▶ _WRITTEN INSTRUCTION_:
Pull each line holding the word "What" from the data.

▶ _Collected data entries_:
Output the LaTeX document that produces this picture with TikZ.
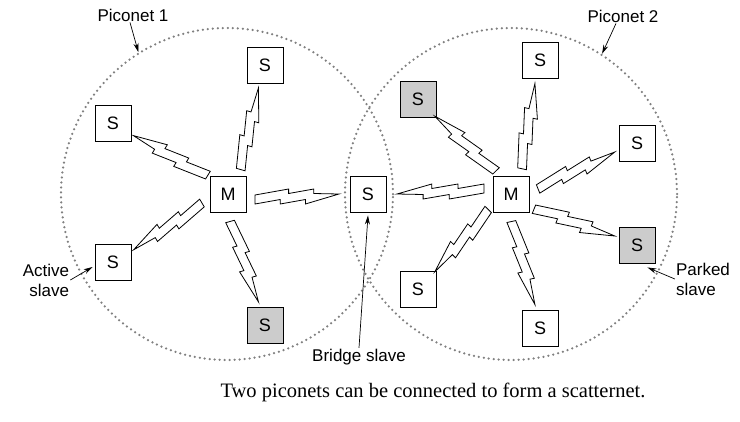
\documentclass[tikz,border=0pt]{standalone}
\usepackage{fontspec}
\setmainfont{Liberation Serif}
\setsansfont{Liberation Sans}
\usetikzlibrary{calc,arrows.meta}

\tikzset{
  unit/.style={draw, line width=0.9pt, fill=white, minimum size=36pt, inner sep=0pt,
    font=\sffamily\fontsize{18}{21}\selectfont},
  parked/.style={unit, fill=black!20},
  piconet/.style={circle, draw=black!50, line width=2.5pt, line cap=round,
    dash pattern=on 0pt off 5pt, minimum size=332pt, inner sep=0pt},
  boltline/.style={draw=black, fill=white, line width=0.8pt},
  note/.style={font=\sffamily\fontsize{17}{20}\selectfont, inner sep=1pt},
  pointer/.style={-{Stealth[length=9pt,width=5pt]}, line width=0.7pt}
}

% point of a bolt: fraction along bs--be, offset sideways
\newcommand\bp[2]{($($(bs)!#1!(be)$)!#2!90:(be)$)}
\newcommand\bolt[3][24pt]{%
  \coordinate (bs) at ($(#2)!27pt!(#3)$);
  \coordinate (be) at ($(#3)!#1!(#2)$);
  \draw[boltline] \bp{0}{-1pt} -- \bp{.4}{5pt} -- \bp{.4}{.5pt} -- \bp{.7}{5pt}
    -- \bp{.7}{.5pt} -- (be) -- \bp{.6}{-10pt} -- \bp{.6}{-5.5pt}
    -- \bp{.3}{-10pt} -- \bp{.3}{-5.5pt} -- \bp{0}{-10pt} -- cycle;
}

\begin{document}
\begin{tikzpicture}[x=1pt, y=-1pt]
\useasboundingbox (0,0) rectangle (740,421);

% the two piconets
\node[piconet] (pico1) at (227,194) {};
\node[piconet] (pico2) at (511,194) {};

% piconet 1
\node[unit] (m1) at (228,194) {M};
\node[unit] (s1) at (265,65) {S};
\node[unit] (s2) at (113,123) {S};
\node[unit] (s3) at (113,262) {S};
\node[parked] (s4) at (265,325) {S};

% bridge
\node[unit] (br) at (368,194) {S};

% piconet 2
\node[unit] (m2) at (511,194) {M};
\node[parked] (t1) at (418,99) {S};
\node[unit] (t2) at (540,60) {S};
\node[unit] (t3) at (637,143) {S};
\node[parked] (t4) at (637,245) {S};
\node[unit] (t5) at (540,328) {S};
\node[unit] (t6) at (418,289) {S};

% radio links
\bolt{m1}{s1}
\bolt{m1}{s2}
\bolt{m1}{s3}
\bolt{m1}{s4}
\bolt[29pt]{m1}{br}
\bolt[29pt]{m2}{br}
\bolt{m2}{t1}
\bolt{m2}{t2}
\bolt{m2}{t3}
\bolt{m2}{t4}
\bolt{m2}{t5}
\bolt{m2}{t6}

% labels
\node[note] (pn1) at (133,15) {Piconet 1};
\node[note] (pn2) at (623,16) {Piconet 2};
\node[note, align=right] (act) at (46,280) {Active\\slave};
\node[note, align=left] (park) at (703,279) {Parked\\slave};
\node[note] (brl) at (359,357) {Bridge slave};

\draw[pointer] ([xshift=-3pt]pn1.south) -- (pico1.122);
\draw[pointer] ([xshift=-7pt]pn2.south) -- (pico2.57);
\draw[pointer] (act.east) -- ([shift={(-2,5)}]s3.west);
\draw[pointer] (park.west) -- ([shift={(-8,4)}]t4.south east);
\draw[pointer] (brl.north) -- ([yshift=-3pt]br.south);

\node[font=\rmfamily\fontsize{20.5}{24}\selectfont] (cap) at (433,392)
  {Two piconets can be connected to form a scatternet.};
\end{tikzpicture}
\end{document}
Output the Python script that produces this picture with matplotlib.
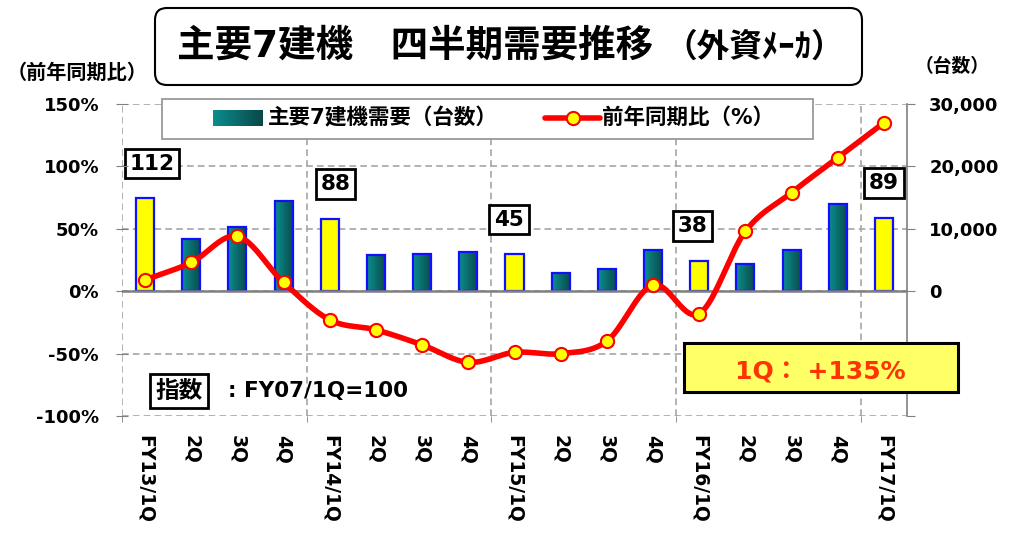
import numpy as np
import matplotlib
matplotlib.use('Agg')
import matplotlib.pyplot as plt
from matplotlib.patches import FancyBboxPatch, Rectangle
from matplotlib.lines import Line2D
from matplotlib.colors import LinearSegmentedColormap
from matplotlib.transforms import IdentityTransform

plt.rcParams['font.family'] = ['DejaVu Sans', 'Noto Sans CJK JP']
plt.rcParams['font.weight'] = 'bold'

# ---------------- data ----------------
categories = ['FY13/1Q', '2Q', '3Q', '4Q', 'FY14/1Q', '2Q', '3Q', '4Q',
              'FY15/1Q', '2Q', '3Q', '4Q', 'FY16/1Q', '2Q', '3Q', '4Q', 'FY17/1Q']
demand = [14900, 8300, 10300, 14450, 11600, 5750, 5900, 6250,
          5900, 2900, 3550, 6650, 4850, 4300, 6550, 14000, 11800]
yoy = [9, 23, 44, 7, -23, -31, -43, -57,
       -49, -50, -40, 5, -18, 48, 79, 107, 135]
index_pos = [0, 4, 8, 12, 16]
index_vals = [112, 88, 45, 38, 89]
pct_ticks = [-100, -50, 0, 50, 100, 150]
cnt_ticks = [-20000, -10000, 0, 10000, 20000, 30000]

title_main = '主要7建機　四半期需要推移'
title_sub = '（外資ﾒｰｶ）'
legend_bar = '主要7建機需要（台数）'
legend_line = '前年同期比（%）'
left_label = '（前年同期比）'
right_label = '（台数）'
note_box = '指数'
note_text = ': FY07/1Q=100'
highlight = '1Q： +135%'

W, H = 1012, 542
fig = plt.figure(figsize=(W / 100, H / 100), dpi=100)
fig.patch.set_facecolor('white')


def fx(px):
    return px / W


def fy(py):
    return 1 - py / H


GRID = '#a6a6a6'
AXC = '#808080'

ax = fig.add_axes([fx(122), fy(416), 785 / W, 312 / H])
axp = ax.twinx()
ax.yaxis.tick_right()
axp.yaxis.tick_left()

n = len(categories)
x = np.arange(n)
is_q1 = [c.startswith('FY') for c in categories]

# bars
bw = 0.39
face = ['#ffff00' if q else '#0a7a7a' for q in is_q1]
bars = ax.bar(x, demand, width=bw, color=face, edgecolor='none', zorder=3)
grad = np.linspace(0, 1, 64).reshape(1, -1)
cmap = LinearSegmentedColormap.from_list('teal', ['#0b8e8e', '#0a4848'])
for b, q in zip(bars, is_q1):
    if not q:
        im = ax.imshow(grad, cmap=cmap, aspect='auto', zorder=3.5,
                       extent=[b.get_x(), b.get_x() + b.get_width(), 0, b.get_height()])
        im.set_clip_path(b)
ax.bar(x, demand, width=bw, fill=False, edgecolor='#1010ff', linewidth=1.6, zorder=4)

ax.set_xlim(-0.5, n - 0.5)
ax.set_ylim(cnt_ticks[0], cnt_ticks[-1])
ax.set_yticks(cnt_ticks)
ax.set_yticklabels([f'{v:,}' if v >= 0 else '' for v in cnt_ticks])
for t, v in zip(ax.yaxis.get_major_ticks(), cnt_ticks):
    if v < 0:
        t.tick2line.set_visible(False)
ax.tick_params(axis='y', right=True, left=False, direction='out', length=6,
               color=AXC, pad=10, labelsize=13)
for lbl in ax.get_yticklabels():
    lbl.set_horizontalalignment('left')

ax.set_xticks(x)
ax.set_xticklabels(categories, rotation=270, fontsize=13.5, va='top', ha='center')
ax.tick_params(axis='x', length=0, pad=14)
ax.set_xticks(np.arange(-0.5, n, 4), minor=True)
ax.tick_params(axis='x', which='minor', length=4, color=AXC, direction='out')

ax.set_axisbelow(True)
ax.grid(axis='y', which='major', color=GRID, linestyle=(0, (4, 2.5)), linewidth=1.2)
ax.grid(axis='x', which='minor', color=GRID, linestyle=(0, (4, 2.5)), linewidth=1.2)
ax.axhline(0, color=AXC, linewidth=1.8, zorder=5)
for s in ['left', 'top', 'bottom']:
    ax.spines[s].set_visible(False)
ax.spines['right'].set_color(AXC)
ax.spines['right'].set_linewidth(1.2)

# index labels
xoffs = [5, 4, -4, -5, 0]
for p, v, dx in zip(index_pos, index_vals, xoffs):
    ax.annotate(str(v), xy=(p, demand[p]), xytext=(dx, 25), textcoords='offset points',
                ha='center', va='center', fontsize=15.5, fontweight='bold', zorder=6,
                bbox=dict(boxstyle='square,pad=0.22', fc='white', ec='black', lw=2))


# smoothed line (Catmull-Rom through the data points)
def catmull(xs, ys, k=24):
    pts = np.column_stack([xs, ys]).astype(float)
    P = np.vstack([2 * pts[0] - pts[1], pts, 2 * pts[-1] - pts[-2]])
    out = []
    t = np.linspace(0, 1, k, endpoint=False)[:, None]
    for i in range(1, len(P) - 2):
        p0, p1, p2, p3 = P[i - 1], P[i], P[i + 1], P[i + 2]
        seg = 0.5 * (2 * p1 + (-p0 + p2) * t + (2 * p0 - 5 * p1 + 4 * p2 - p3) * t ** 2
                     + (-p0 + 3 * p1 - 3 * p2 + p3) * t ** 3)
        out.append(seg)
    out.append(pts[-1:])
    return np.vstack(out)


curve = catmull(x, yoy)
axp.plot(curve[:, 0], curve[:, 1], color='#ff0000', linewidth=4, solid_capstyle='round', zorder=5)
axp.plot(x, yoy, linestyle='none', marker='o', markersize=9.5, markerfacecolor='#ffff00',
         markeredgecolor='#ff0000', markeredgewidth=1.5, zorder=6)
axp.set_ylim(pct_ticks[0], pct_ticks[-1])
axp.set_yticks(pct_ticks)
axp.set_yticklabels([f'{v}%' for v in pct_ticks])
axp.tick_params(axis='y', left=True, right=False, direction='inout', length=9,
                color=AXC, pad=12, labelsize=13)
for s in axp.spines.values():
    s.set_visible(False)

# ---------------- figure level decorations ----------------
# title box
tb = FancyBboxPatch((155, H - 85), 707, 77, boxstyle='round,pad=0,rounding_size=12',
                    transform=IdentityTransform(), fc='white', ec='black', lw=1.5)
fig.add_artist(tb)
fig.text(fx(177), fy(47), title_main, fontsize=27, fontweight='bold', va='center', ha='left')
fig.text(fx(664), fy(47), title_sub, fontsize=23.5, fontweight='bold', va='center', ha='left')

# axis captions
fig.text(fx(77), fy(73), left_label, fontsize=14.5, fontweight='bold', ha='center', va='center')
fig.text(fx(952), fy(66), right_label, fontsize=13.5, fontweight='bold', ha='center', va='center')

# legend
fig.add_artist(Rectangle((fx(162), fy(139)), (813 - 162) / W, 40 / H, transform=fig.transFigure,
                         fc='white', ec='#909090', lw=1.2))
lax = fig.add_axes([fx(213), fy(126), 50 / W, 16 / H], zorder=5)
lax.imshow(grad, cmap=cmap, aspect='auto')
lax.set_axis_off()
fig.text(fx(268), fy(118), legend_bar, fontsize=15.5, fontweight='bold', va='center', ha='left')
fig.add_artist(Line2D([fx(545), fx(600)], [fy(118), fy(118)], transform=fig.transFigure,
                      color='#ff0000', lw=4, solid_capstyle='round'))
fig.add_artist(Line2D([fx(573)], [fy(118)], transform=fig.transFigure, marker='o',
                      markersize=9.5, markerfacecolor='#ffff00', markeredgecolor='#ff0000',
                      markeredgewidth=1.5))
fig.text(fx(602), fy(118), legend_line, fontsize=15.5, fontweight='bold', va='center', ha='left')

# note (指数)
fig.text(fx(179), fy(391), note_box, fontsize=17, fontweight='bold', ha='center', va='center',
         bbox=dict(boxstyle='square,pad=0.22', fc='white', ec='black', lw=2))
fig.text(fx(228), fy(391), note_text, fontsize=15.5, fontweight='bold', ha='left', va='center')

# highlight box
fig.add_artist(Rectangle((fx(684), fy(392)), (958 - 684) / W, 49 / H, transform=fig.transFigure,
                         fc='#ffff66', ec='black', lw=2.2))
fig.text(fx(820), fy(372), highlight, fontsize=18, fontweight='bold', color='#ff3300',
         ha='center', va='center')

fig.savefig('out.png', dpi=100)
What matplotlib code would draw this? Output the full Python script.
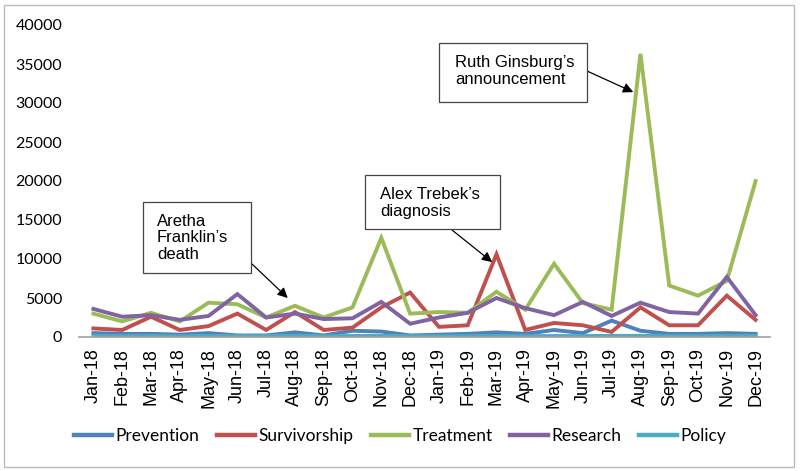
import matplotlib
matplotlib.use("Agg")
import matplotlib.pyplot as plt
from matplotlib.patches import Rectangle

months = ["Jan-18", "Feb-18", "Mar-18", "Apr-18", "May-18", "Jun-18", "Jul-18", "Aug-18",
          "Sep-18", "Oct-18", "Nov-18", "Dec-18", "Jan-19", "Feb-19", "Mar-19", "Apr-19",
          "May-19", "Jun-19", "Jul-19", "Aug-19", "Sep-19", "Oct-19", "Nov-19", "Dec-19"]

prevention = [500, 400, 400, 300, 500, 200, 200, 600, 200, 800, 700, 200,
              300, 400, 600, 400, 900, 500, 2100, 800, 400, 400, 500, 400]
survivorship = [1100, 900, 2600, 900, 1400, 3000, 900, 3200, 900, 1200, 3800, 5700,
                1300, 1500, 10600, 900, 1800, 1500, 650, 3800, 1500, 1500, 5300, 2200]
treatment = [3000, 2000, 3100, 2000, 4400, 4200, 2500, 4000, 2500, 3800, 12700, 3000,
             3200, 3100, 5800, 3500, 9400, 4350, 3500, 36300, 6600, 5300, 7200, 20000]
research = [3600, 2600, 2800, 2200, 2700, 5500, 2500, 3000, 2300, 2400, 4500, 1700,
            2500, 3100, 5000, 3700, 2800, 4500, 2700, 4400, 3200, 3000, 7700, 2800]
policy = [150, 120, 130, 100, 140, 110, 120, 160, 100, 130, 150, 110,
          100, 120, 140, 110, 130, 120, 150, 140, 110, 120, 130, 150]

series = [("Prevention", prevention, "#4F81BD"),
          ("Survivorship", survivorship, "#C0504D"),
          ("Treatment", treatment, "#9BBB59"),
          ("Research", research, "#8064A2"),
          ("Policy", policy, "#4BACC6")]

# annotations: text, box (left, top, right, bottom) in pixels, text-left px, text-center-y px, arrow start px, arrow target (month index, value)
annotations = [
    ("Aretha\nFranklin\u2019s\ndeath", (143, 202, 251, 273), 157, 238, (252, 264), (6.75, 5000)),
    ("Alex Trebek\u2019s\ndiagnosis", (365, 175, 500, 229), 380, 203, (452, 230), (13.85, 9600)),
    ("Ruth Ginsburg\u2019s\nannouncement", (439, 43, 587, 102), 455, 71, (587, 71), (18.75, 31400)),
]

W, H = 800, 471
plt.rcParams['font.family'] = ['Lato', 'DejaVu Sans']

fig = plt.figure(figsize=(W / 100, H / 100), dpi=100)
ax = fig.add_axes([79 / W, 1 - 337 / H, (770 - 79) / W, (337 - 25) / H])

x = list(range(len(months)))
for name, vals, col in series:
    ax.plot(x, vals, color=col, lw=2.8, label=name, solid_joinstyle='miter')

ax.set_xlim(-0.5, len(months) - 0.5)
ax.set_ylim(0, 40000)
ax.set_yticks(range(0, 40001, 5000))
ax.set_xticks(x)
ax.set_xticklabels(months, rotation=90, fontsize=13, family=['Liberation Sans', 'DejaVu Sans'])
ax.tick_params(axis='y', labelsize=11.5, length=0, pad=12)
ax.tick_params(axis='x', length=0, pad=8)
for s in ['top', 'right', 'left']:
    ax.spines[s].set_visible(False)
ax.spines['bottom'].set_color('#A0A0A0')
ax.spines['bottom'].set_linewidth(1.2)

for text, (l, t, r, b), tx, ty, (sx, sy), target in annotations:
    fig.patches.append(Rectangle((l / W, 1 - b / H), (r - l) / W, (b - t) / H,
                                 transform=fig.transFigure, fc='white', ec='#444444',
                                 lw=0.9, zorder=5))
    fig.text(tx / W, 1 - ty / H, text, ha='left', va='center', fontsize=12,
             family=['Liberation Sans', 'DejaVu Sans'], linespacing=1.1, zorder=6)
    ax.annotate("", xy=target, xycoords='data', xytext=(sx / W, 1 - sy / H),
                textcoords='figure fraction',
                arrowprops=dict(arrowstyle='-|>', color='black', lw=0.9,
                                mutation_scale=15, shrinkA=0, shrinkB=0))

leg = fig.legend(loc='center', bbox_to_anchor=(0.5, 1 - 436 / H), ncol=5, frameon=False,
                 fontsize=12.5, handlelength=2.2, handletextpad=0.2, columnspacing=1.0)
for h in leg.get_lines():
    h.set_linewidth(3.2)

fig.patches.append(Rectangle((4 / W, 4 / H), (W - 10) / W, (H - 9) / H, transform=fig.transFigure,
                             fill=False, ec='#BBBBBB', lw=1))

fig.savefig("out.png", dpi=100)
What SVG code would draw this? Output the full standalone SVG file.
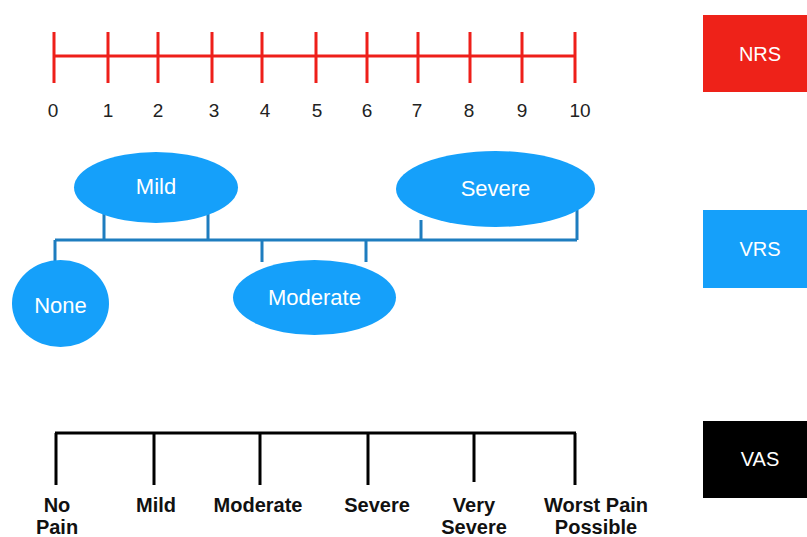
<svg xmlns="http://www.w3.org/2000/svg" width="807" height="537" viewBox="0 0 807 537">
<style>
.nrs{stroke:#ee1f1a;stroke-width:3;fill:none}
.num{font-family:"Liberation Sans",Arial,sans-serif;font-size:19px;fill:#222;text-anchor:middle}
.ell{fill:#15a0fa}
.elt{font-family:"Liberation Sans",Arial,sans-serif;font-size:22px;fill:#fff;text-anchor:middle}
.vrs{stroke:#1e7dbf;stroke-width:3;fill:none}
.vas{stroke:#000;stroke-width:3;fill:none}
.vat{font-family:"Liberation Sans",Arial,sans-serif;font-size:20px;font-weight:bold;fill:#111;text-anchor:middle}
.boxt{font-family:"Liberation Sans",Arial,sans-serif;font-size:20px;fill:#fff;text-anchor:middle}
</style>
<rect width="807" height="537" fill="#fff"/>

<g id="nrs-scale">
<path class="nrs" d="M54 56H575 M54 32V83 M108 32V83 M158 32V83 M212 32V83 M262 32V83 M316 32V83 M367 32V83 M418 32V83 M470 32V83 M522 32V83 M575 32V83"/>
<text class="num" x="53" y="117">0</text>
<text class="num" x="108" y="117">1</text>
<text class="num" x="158" y="117">2</text>
<text class="num" x="214" y="117">3</text>
<text class="num" x="265" y="117">4</text>
<text class="num" x="317" y="117">5</text>
<text class="num" x="367" y="117">6</text>
<text class="num" x="417" y="117">7</text>
<text class="num" x="469" y="117">8</text>
<text class="num" x="522" y="117">9</text>
<text class="num" x="580" y="117">10</text>
</g>

<g id="connectors">
<path class="vrs" d="M55 240H577 M55 240V262 M104 240V214 M208 240V214 M262 240V262 M366 240V262 M421 240V220 M577 240V210"/>
</g>

<g id="node-none"><ellipse class="ell" cx="60.5" cy="303.5" rx="48.5" ry="43.5"/><text class="elt" x="60.5" y="313">None</text></g>
<g id="node-mild"><ellipse class="ell" cx="156" cy="187.5" rx="82" ry="35.5"/><text class="elt" x="156" y="194">Mild</text></g>
<g id="node-moderate"><ellipse class="ell" cx="314.5" cy="297.5" rx="81.5" ry="37.5"/><text class="elt" x="314.5" y="305">Moderate</text></g>
<g id="node-severe"><ellipse class="ell" cx="495.5" cy="189" rx="99.5" ry="38"/><text class="elt" x="495.5" y="196">Severe</text></g>

<g id="vas-scale">
<path class="vas" d="M55 433H576 M56 433V485 M154 433V485 M260 433V485 M368 433V485 M474 433V482 M575 433V485"/>
<text class="vat" x="57" y="512">No</text>
<text class="vat" x="57" y="534">Pain</text>
<text class="vat" x="156" y="512">Mild</text>
<text class="vat" x="258" y="512">Moderate</text>
<text class="vat" x="377" y="512">Severe</text>
<text class="vat" x="474" y="512">Very</text>
<text class="vat" x="474" y="534">Severe</text>
<text class="vat" x="596" y="512">Worst Pain</text>
<text class="vat" x="596" y="534">Possible</text>
</g>

<g id="label-nrs"><rect x="703" y="15" width="104" height="77" fill="#ee2219"/><text class="boxt" x="760" y="61">NRS</text></g>
<g id="label-vrs"><rect x="703" y="210" width="104" height="78" fill="#15a0fa"/><text class="boxt" x="760" y="256">VRS</text></g>
<g id="label-vas"><rect x="703" y="421" width="104" height="77" fill="#000"/><text class="boxt" x="760" y="466">VAS</text></g>
</svg>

▶ _PROBLEM SOLUTION_:
What matplotlib code would draw this? Output the full Python script.
What SVG code would draw this? Output the full standalone SVG file.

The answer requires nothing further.